Here are three quotes demonstrating that some people have limited attention spans. The subtitle of the project is “An educational simulation of environmental/economic issue”. In the video I pointedly say that it’s an educational simulation and is not intended to be fun so much as educational. 


“The main issue is that, to me, as a gamer, Balance of the Planet didn't sound like it would be a lot of fun.”

“You are making a video game, of course it has to be fun. It is not a school thesis or college assignment. It is a video game and has to be fun.”
“the #1 job of any game is to be fun. If you don't do that, none of the education will happen.”
And to see some REALLY vicious remarks, check out the comments to the Escapist article
. Makes gamers look pretty bad, doesn’t it?

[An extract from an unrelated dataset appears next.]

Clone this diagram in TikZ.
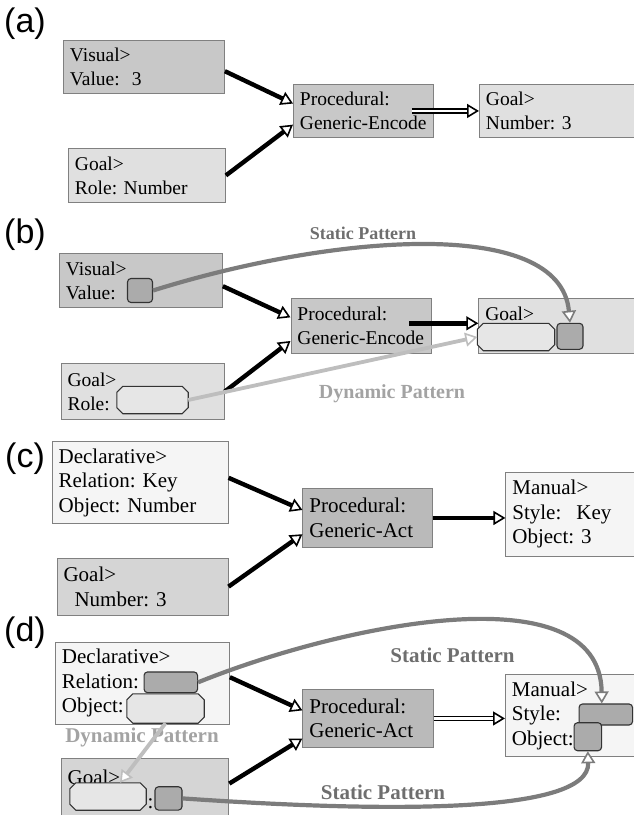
\documentclass[tikz,border=0pt]{standalone}
\usepackage{fontspec}
\setmainfont{Liberation Serif}
\newfontfamily\panelfont{Liberation Sans}
\usetikzlibrary{arrows.meta,positioning}
\definecolor{edge}{HTML}{808080}
\definecolor{darkfill}{HTML}{C8C8C8}
\definecolor{lightfill}{HTML}{E0E0E0}
\definecolor{palefill}{HTML}{F5F5F5}
\definecolor{midfill}{HTML}{D5D5D5}
\definecolor{procfill}{HTML}{BABABA}
\definecolor{slotgray}{HTML}{ABABAB}
\definecolor{holegray}{HTML}{E6E6E6}
\definecolor{slotedge}{HTML}{333333}
\definecolor{statgray}{HTML}{7C7C7C}
\definecolor{dyngray}{HTML}{BEBEBE}
\definecolor{stattext}{HTML}{6E6E6E}
\definecolor{dyntext}{HTML}{A3A3A3}
\newcommand{\holeoutline}[1]{\filldraw[draw=slotedge,line width=1.1pt,fill=holegray]
	([xshift=6pt]#1.north west) -- ([xshift=-6pt]#1.north east) -- ([yshift=-6pt]#1.north east)
	-- ([yshift=6pt]#1.south east) -- ([xshift=-6pt]#1.south east) -- ([xshift=6pt]#1.south west)
	-- ([yshift=6pt]#1.south west) -- ([yshift=-6pt]#1.north west) -- cycle;}

\begin{document}
\frenchspacing
\begin{tikzpicture}[x=1pt,y=-1pt,
		box/.style={draw=edge,line width=0.9pt,anchor=north west,inner xsep=6.5pt,inner ysep=0pt,align=left,font=\fontsize{19.5}{24}\selectfont},
		bigbox/.style={box,font=\fontsize{21}{24.5}\selectfont},
		tag/.style={anchor=west,inner sep=0pt,font=\panelfont\fontsize{34}{34}\selectfont},
		slot/.style={draw=slotedge,line width=1.1pt,rounded corners=3.5pt,fill=slotgray,inner sep=0pt},
		hole/.style={inner sep=0pt},
		opentip/.style={-{Triangle[length=12pt,width=14pt,line width=1.6pt,fill=white]}},
		blk/.style={draw=black,line width=4.4pt,opentip},
		dbl/.style={draw=black,double=white,double distance=2.2pt,line width=1.8pt,opentip},
		stat/.style={draw=statgray,line width=4.2pt,opentip},
		dyn/.style={draw=dyngray,line width=3.8pt,opentip},
		patt/.style={font=\bfseries\fontsize{#1}{#1}\selectfont},
		patt/.default=18]
				\useasboundingbox (0,0) rectangle (634,815);

				\node[tag] (la) at (4,24) {(a)};
				\node[box,fill=darkfill,text width=148pt,minimum height=53pt] (visA) at (63,40) {Visual>\\Value:\hspace{12pt}3};
				\node[box,fill=lightfill,text width=144pt,minimum height=54pt] (roleA) at (68,148) {Goal>\\Role: Number};
				\node[box,fill=darkfill,text width=127pt,minimum height=53pt] (procA) at (293,84) {Procedural:\\Generic-Encode};
				\node[box,fill=lightfill,text width=150pt,minimum height=53pt] (goalA) at (479,84) {Goal>\\Number: 3};
				\draw[blk] (visA.-3.5) to (procA.174.5);
				\draw[blk] (roleA.east) to (procA.191);
				\draw[dbl] ([xshift=-22pt]procA.east) to (goalA.west);

				\node[tag] (lb) at (4,235) {(b)};
				\node[box,fill=darkfill,text width=150pt,minimum height=54pt] (visB) at (59,253) {Visual>\\Value:};
				\node[slot,minimum width=25pt,minimum height=24pt] (valB) at (140,290.5) {};
				\node[box,fill=darkfill,text width=127pt,minimum height=54.5pt] (procB) at (290.5,298.3) {Procedural:\\Generic-Encode};
				\node[box,fill=lightfill,text width=150pt,minimum height=54.5pt] (goalB) at (478.3,298.3) {Goal>\\\mbox{}};
				\node[hole,minimum width=77pt,minimum height=27pt] (numB) at (516,337) {};
				\holeoutline{numB}
				\node[slot,minimum width=26pt,minimum height=26pt] (valslotB) at (570,336.3) {};
				\node[box,fill=lightfill,text width=150pt,minimum height=56pt] (roleB) at (60.6,363.3) {Goal>\\Role:};
				\node[hole,minimum width=71pt,minimum height=27pt] (roleslotB) at (152.5,400) {};
				\holeoutline{roleslotB}
				\coordinate (outB) at ([xshift=-22pt]procB.east);
				\draw[blk] (visB.-4.5) to (procB.173.5);
				\draw[blk] (roleB.east) to (procB.192);
				\draw[blk] (outB |- numB.north) to (goalB.west |- numB.north);
				\draw[stat] (valB.east) .. controls (330,235) and (560,215) .. (valslotB.north);
				\node[patt,text=stattext] (statB) at (363,233) {Static Pattern};
				\draw[dyn] (roleslotB.east) to (numB.west);
				\node[patt=20,text=dyntext] (dynB) at (392,394) {Dynamic Pattern};

				\node[tag] (lc) at (5,459) {(c)};
				\node[bigbox,fill=palefill,text width=163pt,minimum height=82.6pt] (declC) at (51.7,440.7) {Declarative>\\Relation: Key\\Object: Number};
				\node[bigbox,fill=midfill,text width=158pt,minimum height=57pt] (goalC) at (56.6,557.7) {Goal>\\\hspace*{11pt}Number: 3};
				\node[bigbox,fill=procfill,text width=116.4pt,minimum height=58.4pt] (procC) at (302.4,488.3) {Procedural:\\Generic-Act};
				\node[bigbox,fill=palefill,text width=150pt,minimum height=84pt] (manC) at (505.4,471.7) {Manual>\\Style:\hspace{15pt}Key\\Object: 3};
				\draw[blk] (declC.3.5) to (procC.173.5);
				\draw[blk] (goalC.east) to (procC.-166);
				\draw[blk] (procC.east) to (procC.east -| manC.west);

				\node[tag] (ld) at (4,633) {(d)};
				\node[bigbox,fill=palefill,text width=161pt,minimum height=82.3pt] (declD) at (55,641.7) {Declarative>\\Relation:\\Object:};
				\node[slot,minimum width=53.5pt,minimum height=20.7pt] (relD) at (170.8,682.3) {};
				\node[hole,minimum width=77pt,minimum height=29pt] (objD) at (165.5,708.5) {};
				\holeoutline{objD}
				\node[bigbox,fill=midfill,text width=154.7pt,minimum height=62pt] (goalD) at (60.7,758) {Goal>\\\hspace*{80pt}:};
				\node[hole,minimum width=76pt,minimum height=27pt] (numD) at (108,796.5) {};
				\holeoutline{numD}
				\node[slot,minimum width=27pt,minimum height=23.3pt] (valD) at (168.5,798.4) {};
				\node[bigbox,fill=procfill,text width=117.3pt,minimum height=57.4pt] (procD) at (302.4,689.3) {Procedural:\\Generic-Act};
				\node[bigbox,fill=palefill,text width=150pt,minimum height=82pt] (manD) at (505,674) {Manual>\\Style:\\Object:};
				\node[slot,minimum width=53.5pt,minimum height=21pt] (styleD) at (605.8,714.5) {};
				\node[slot,minimum width=27.5pt,minimum height=28pt] (objslotD) at (587.8,736.7) {};
				\draw[blk] (declD.4) to (procD.173);
				\draw[blk] (goalD.4) to (procD.-163);
				\draw[dbl] (procD.east) to (procD.east -| manD.west);
				\draw[stat] (relD.east) .. controls (340,625) and (600,570) .. ([xshift=-4pt]styleD.north);
				\draw[stat] (valD.east) .. controls (380,812) and (590,815) .. (objslotD.south);
				\node[patt=21,text=stattext] (statD) at (452.5,655) {Static Pattern};
				\node[patt=21,text=stattext] (statE) at (383,792) {Static Pattern};
				\node[patt=21,text=dyntext] (dynD) at (142,737.5) {Dynamic Pattern};
				\draw[dyn] (objD.south) to ([xshift=12pt]numD.north);
			\end{tikzpicture}
\end{document}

Please be aware, however, that these people are only part of the mix, perhaps a small part. Almost ALL of the contributions to the Kickstarter project came from gamers, not environmental people. And in the end, there were over 250 such gamers who contributed to the project. The lesson of this for me is that, for every loudmouthed, poorly educated, blog-dominating, puerile gamer cretin out there, there’s at least one mature, thoughtful gamer who cares about somebody other than himself.